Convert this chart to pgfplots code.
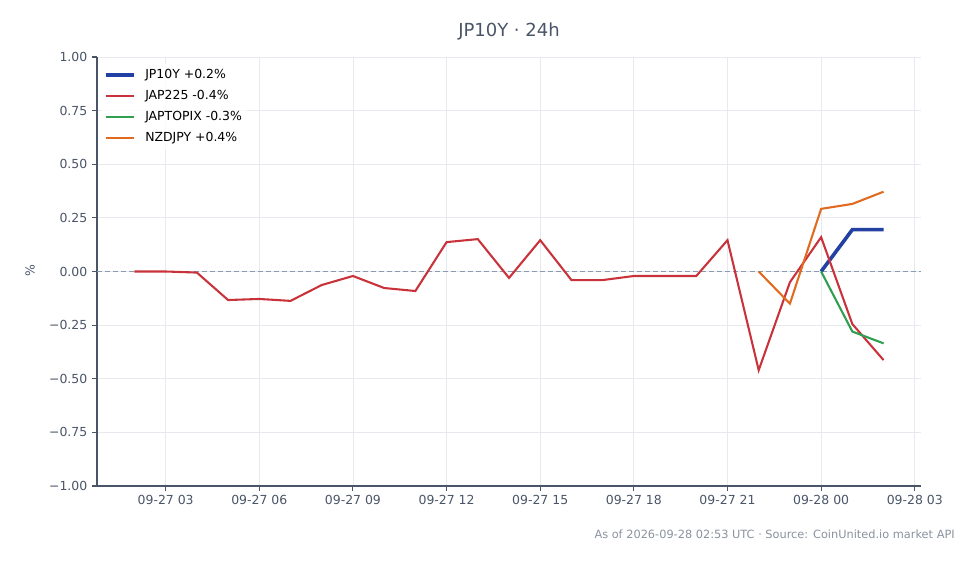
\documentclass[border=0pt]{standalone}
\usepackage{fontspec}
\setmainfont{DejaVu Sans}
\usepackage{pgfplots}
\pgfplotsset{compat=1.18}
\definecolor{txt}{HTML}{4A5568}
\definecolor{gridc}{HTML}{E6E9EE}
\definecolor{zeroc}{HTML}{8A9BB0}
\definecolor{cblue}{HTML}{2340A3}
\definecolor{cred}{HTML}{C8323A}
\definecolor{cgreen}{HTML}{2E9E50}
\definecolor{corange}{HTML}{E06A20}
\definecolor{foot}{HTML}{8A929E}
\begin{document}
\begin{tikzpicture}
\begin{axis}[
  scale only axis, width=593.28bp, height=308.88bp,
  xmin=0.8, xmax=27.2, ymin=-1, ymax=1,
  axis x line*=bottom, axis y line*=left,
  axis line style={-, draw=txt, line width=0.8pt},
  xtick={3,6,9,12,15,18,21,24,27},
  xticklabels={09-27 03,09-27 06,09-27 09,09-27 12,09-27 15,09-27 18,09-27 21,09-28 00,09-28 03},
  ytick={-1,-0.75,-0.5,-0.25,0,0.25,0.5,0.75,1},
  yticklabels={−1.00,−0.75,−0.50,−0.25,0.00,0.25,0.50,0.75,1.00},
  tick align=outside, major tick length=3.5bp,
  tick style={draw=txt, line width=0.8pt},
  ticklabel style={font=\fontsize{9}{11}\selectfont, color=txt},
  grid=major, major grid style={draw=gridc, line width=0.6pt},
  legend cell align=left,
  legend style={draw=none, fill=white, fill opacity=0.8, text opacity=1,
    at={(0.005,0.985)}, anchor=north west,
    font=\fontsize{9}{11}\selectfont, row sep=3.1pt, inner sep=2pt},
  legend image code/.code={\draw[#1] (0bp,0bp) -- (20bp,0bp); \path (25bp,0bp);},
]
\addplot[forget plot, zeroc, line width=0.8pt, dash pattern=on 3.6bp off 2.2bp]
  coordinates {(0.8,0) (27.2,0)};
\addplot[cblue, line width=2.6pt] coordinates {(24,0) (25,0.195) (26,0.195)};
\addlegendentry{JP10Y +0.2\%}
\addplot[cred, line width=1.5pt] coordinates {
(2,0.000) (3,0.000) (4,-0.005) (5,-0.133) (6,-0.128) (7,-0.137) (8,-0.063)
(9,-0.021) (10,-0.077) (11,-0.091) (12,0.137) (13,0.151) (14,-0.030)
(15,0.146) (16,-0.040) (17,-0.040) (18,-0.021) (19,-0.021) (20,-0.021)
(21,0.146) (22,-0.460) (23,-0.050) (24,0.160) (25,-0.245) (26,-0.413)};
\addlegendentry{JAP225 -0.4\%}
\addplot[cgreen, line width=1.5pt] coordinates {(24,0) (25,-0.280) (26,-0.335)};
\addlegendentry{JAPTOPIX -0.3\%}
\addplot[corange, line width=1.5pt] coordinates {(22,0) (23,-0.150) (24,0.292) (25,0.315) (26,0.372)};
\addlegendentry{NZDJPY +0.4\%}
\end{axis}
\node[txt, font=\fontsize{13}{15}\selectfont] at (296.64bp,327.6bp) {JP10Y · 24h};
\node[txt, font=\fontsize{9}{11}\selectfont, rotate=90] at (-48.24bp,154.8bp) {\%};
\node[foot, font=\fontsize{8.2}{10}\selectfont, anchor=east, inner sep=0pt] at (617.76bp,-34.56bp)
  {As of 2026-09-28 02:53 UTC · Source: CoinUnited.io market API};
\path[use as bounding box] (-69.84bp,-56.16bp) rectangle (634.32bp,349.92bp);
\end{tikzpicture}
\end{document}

----

- **Exercise prompt**: From the listing, extract all text exactly as given and drop any picture.

- **The solution**:
Convert this chart to pgfplots code.
\documentclass[border=0pt]{standalone}
\usepackage{fontspec}
\setmainfont{DejaVu Sans}
\usepackage{pgfplots}
\pgfplotsset{compat=1.18}
\definecolor{txt}{HTML}{4A5568}
\definecolor{gridc}{HTML}{E6E9EE}
\definecolor{zeroc}{HTML}{8A9BB0}
\definecolor{cblue}{HTML}{2340A3}
\definecolor{cred}{HTML}{C8323A}
\definecolor{cgreen}{HTML}{2E9E50}
\definecolor{corange}{HTML}{E06A20}
\definecolor{foot}{HTML}{8A929E}
\begin{document}
\begin{tikzpicture}
\begin{axis}[
  scale only axis, width=593.28bp, height=308.88bp,
  xmin=0.8, xmax=27.2, ymin=-1, ymax=1,
  axis x line*=bottom, axis y line*=left,
  axis line style={-, draw=txt, line width=0.8pt},
  xtick={3,6,9,12,15,18,21,24,27},
  xticklabels={09-27 03,09-27 06,09-27 09,09-27 12,09-27 15,09-27 18,09-27 21,09-28 00,09-28 03},
  ytick={-1,-0.75,-0.5,-0.25,0,0.25,0.5,0.75,1},
  yticklabels={−1.00,−0.75,−0.50,−0.25,0.00,0.25,0.50,0.75,1.00},
  tick align=outside, major tick length=3.5bp,
  tick style={draw=txt, line width=0.8pt},
  ticklabel style={font=\fontsize{9}{11}\selectfont, color=txt},
  grid=major, major grid style={draw=gridc, line width=0.6pt},
  legend cell align=left,
  legend style={draw=none, fill=white, fill opacity=0.8, text opacity=1,
    at={(0.005,0.985)}, anchor=north west,
    font=\fontsize{9}{11}\selectfont, row sep=3.1pt, inner sep=2pt},
  legend image code/.code={\draw[#1] (0bp,0bp) -- (20bp,0bp); \path (25bp,0bp);},
]
\addplot[forget plot, zeroc, line width=0.8pt, dash pattern=on 3.6bp off 2.2bp]
  coordinates {(0.8,0) (27.2,0)};
\addplot[cblue, line width=2.6pt] coordinates {(24,0) (25,0.195) (26,0.195)};
\addlegendentry{JP10Y +0.2\%}
\addplot[cred, line width=1.5pt] coordinates {
(2,0.000) (3,0.000) (4,-0.005) (5,-0.133) (6,-0.128) (7,-0.137) (8,-0.063)
(9,-0.021) (10,-0.077) (11,-0.091) (12,0.137) (13,0.151) (14,-0.030)
(15,0.146) (16,-0.040) (17,-0.040) (18,-0.021) (19,-0.021) (20,-0.021)
(21,0.146) (22,-0.460) (23,-0.050) (24,0.160) (25,-0.245) (26,-0.413)};
\addlegendentry{JAP225 -0.4\%}
\addplot[cgreen, line width=1.5pt] coordinates {(24,0) (25,-0.280) (26,-0.335)};
\addlegendentry{JAPTOPIX -0.3\%}
\addplot[corange, line width=1.5pt] coordinates {(22,0) (23,-0.150) (24,0.292) (25,0.315) (26,0.372)};
\addlegendentry{NZDJPY +0.4\%}
\end{axis}
\node[txt, font=\fontsize{13}{15}\selectfont] at (296.64bp,327.6bp) {JP10Y · 24h};
\node[txt, font=\fontsize{9}{11}\selectfont, rotate=90] at (-48.24bp,154.8bp) {\%};
\node[foot, font=\fontsize{8.2}{10}\selectfont, anchor=east, inner sep=0pt] at (617.76bp,-34.56bp)
  {As of 2026-09-28 02:53 UTC · Source: CoinUnited.io market API};
\path[use as bounding box] (-69.84bp,-56.16bp) rectangle (634.32bp,349.92bp);
\end{tikzpicture}
\end{document}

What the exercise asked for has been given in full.